The man begins to search for companionship in the most unlikely places, but he soon proves unable to establish a relationship with any of the people he encounters – not with Walid, nor with a prostitute who sends him amorous text messages, nor with an Ethiopian maid who speaks no Arabic and, worse, won’t accept any of his offerings of food. The main character never manages to leave his state of arrested development, and his attempts to communicate with other people are funny precisely because they are so painfully awkward. Attieh and Garcia are merciless in their characterization of this man, which gives the film a wonderful sense of humor, but at the same time leaves him – and us – feeling a bit hopeless.
Tripoli itself is given the same merciless treatment: a series of documentary-like interludes (with Arabic voiceover provided by Attieh) talk about different parts of the city and reveal it as a lonely and empty place. Ok, Enough, Goodbye’s location in Tripoli, Lebanon deeply informs its story.

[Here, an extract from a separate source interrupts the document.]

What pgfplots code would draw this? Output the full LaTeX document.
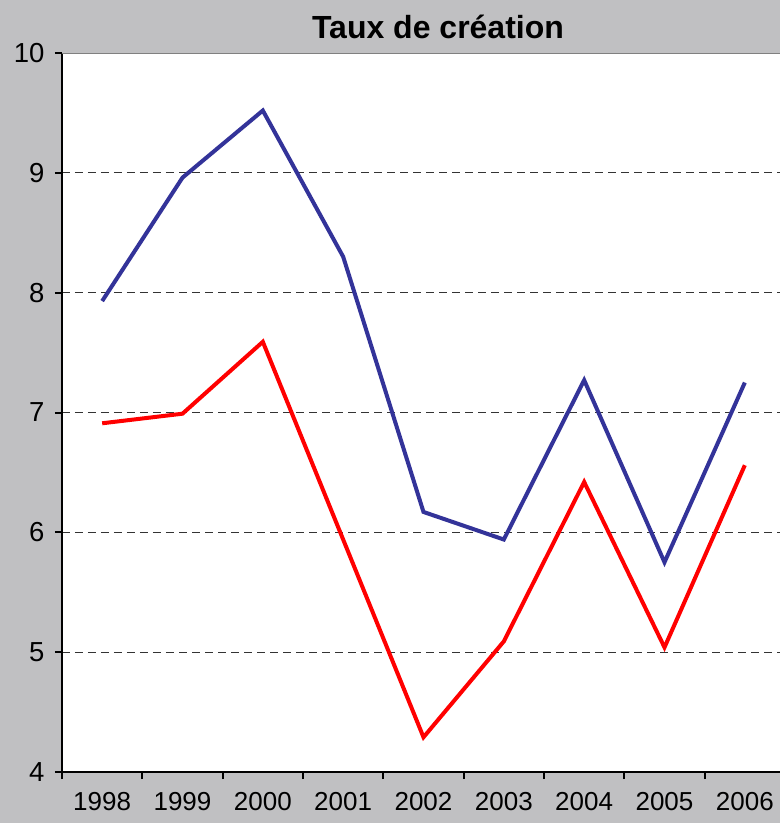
\documentclass[border=0pt]{standalone}
\usepackage{fontspec}
\setmainfont{Liberation Sans}
\usepackage{pgfplots}
\pgfplotsset{compat=1.18}
\definecolor{fond}{RGB}{192,192,194}
\definecolor{bleu}{RGB}{51,51,153}
\begin{document}
\begin{tikzpicture}[x=1pt,y=1pt]
\useasboundingbox (0,0) rectangle (780,823);
\clip (0,0) rectangle (780,823);
\fill[fond] (0,0) rectangle (780,823);
\node[font=\bfseries\fontsize{32}{32}\selectfont] at (438,796) {Taux de création};
\begin{axis}[
	at={(62pt,51pt)}, anchor=south west,
	width=723pt, height=719pt, scale only axis,
	axis background/.style={fill=white},
	xmin=-0.5, xmax=8.5, ymin=4, ymax=10,
	axis x line*=bottom, axis y line*=left,
	axis line style={-, line width=2.5pt, black},
	xtick={0,1,2,3,4,5,6,7,8},
	xticklabels={1998,1999,2000,2001,2002,2003,2004,2005,2006},
	major x tick style={draw=none},
	minor xtick={-0.5,0.5,1.5,2.5,3.5,4.5,5.5,6.5,7.5,8.5},
	minor x tick style={line width=2pt, black},
	ytick={5,6,7,8,9},
	extra y ticks={4,10},
	extra y tick style={grid=none},
	y tick style={line width=2pt, black},
	tick align=outside,
	major tick length=7pt, minor tick length=7pt,
	ymajorgrids,
	grid style={black!80, line width=1.2pt, dash pattern=on 8pt off 5pt},
	/pgf/number format/assume math mode=true,
	xticklabel style={font=\fontsize{26}{26}\selectfont, yshift=-10pt},
	yticklabel style={font=\fontsize{27.5}{27.5}\selectfont, xshift=-7pt},
]
\addplot[bleu, line width=4pt] coordinates {
	(0,7.93) (1,8.96) (2,9.52) (3,8.30) (4,6.17) (5,5.94) (6,7.27) (7,5.75) (8,7.25)
};
\addplot[red, line width=4pt] coordinates {
	(0,6.91) (1,6.99) (2,7.59) (3,5.94) (4,4.29) (5,5.09) (6,6.42) (7,5.04) (8,6.56)
};
\draw[gray, line width=2pt] (rel axis cs:0,1) -- (rel axis cs:1,1);
\end{axis}
\end{tikzpicture}
\end{document}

In a Q & A session she gave after the screening of the film at NYUAD, Attieh stated that she and Garcia wanted to comment on aspects of Lebanese society that had made an impression on them, ranging from people’s harmless and enduring need to show affection with food, to the common phenomenon in Lebanon of unmarried adult children still living with their parents, to the appalling exploitation of foreign maids in Lebanon. According to Attieh, the very different perspectives that she and Garcia brought to Lebanese society (Attieh as an insider and Garcia as an outsider) created the mixture of observations that they were able to translate into the tragicomic lives of the film’s characters.
In the Q & A session, Attieh also commented on the technical details of the production itself: working as a crew of two, she and Garcia had to do everything by themselves, so in one sense, making the film was quite stressful. On the other hand, though, because they had no one to answer to, they had absolute creative control over every step of the production. They used their own camera, borrowed a tripod and sound equipment from friends, and worked well within their incredibly small budget. Despite all these restrictions, Attieh and Garcia created a funny, melancholy portrait of a city and the wandering, forlorn people who inhabit it.
As for what it is next for the dynamic duo? During the summer of 2012, Attieh and Garcia shot their second feature in Texas, thereby reversing the roles of insider/outsider that they had taken in Ok, Enough, Goodbye. With the help of five of their friends as crew, they were able to halve the production time to twenty-one days instead of forty. The film is currently in post-production.
Attieh claims that she and Garcia keep saying “never again” to the prospect of making more films the way they made their first one – that is, without a script, without pre-production, with very little crew, very little money, and a whole lot of stress. However, they have obviously found a system that works for them, and that seems to be their preferred style of filmmaking. Indeed, what I find most interesting about Ok, Enough, Goodbye is not the film itself – although it certainly was a pleasure to watch – but rather the success it has achieved despite its low budget and unorthodox production. (The film won the “Best New Director from the Arab World” award at the Abu Dhabi Film Festival in 2010.) Attieh and Garcia are wonderful examples of how to subvert the conventional system of filmmaking and still succeed.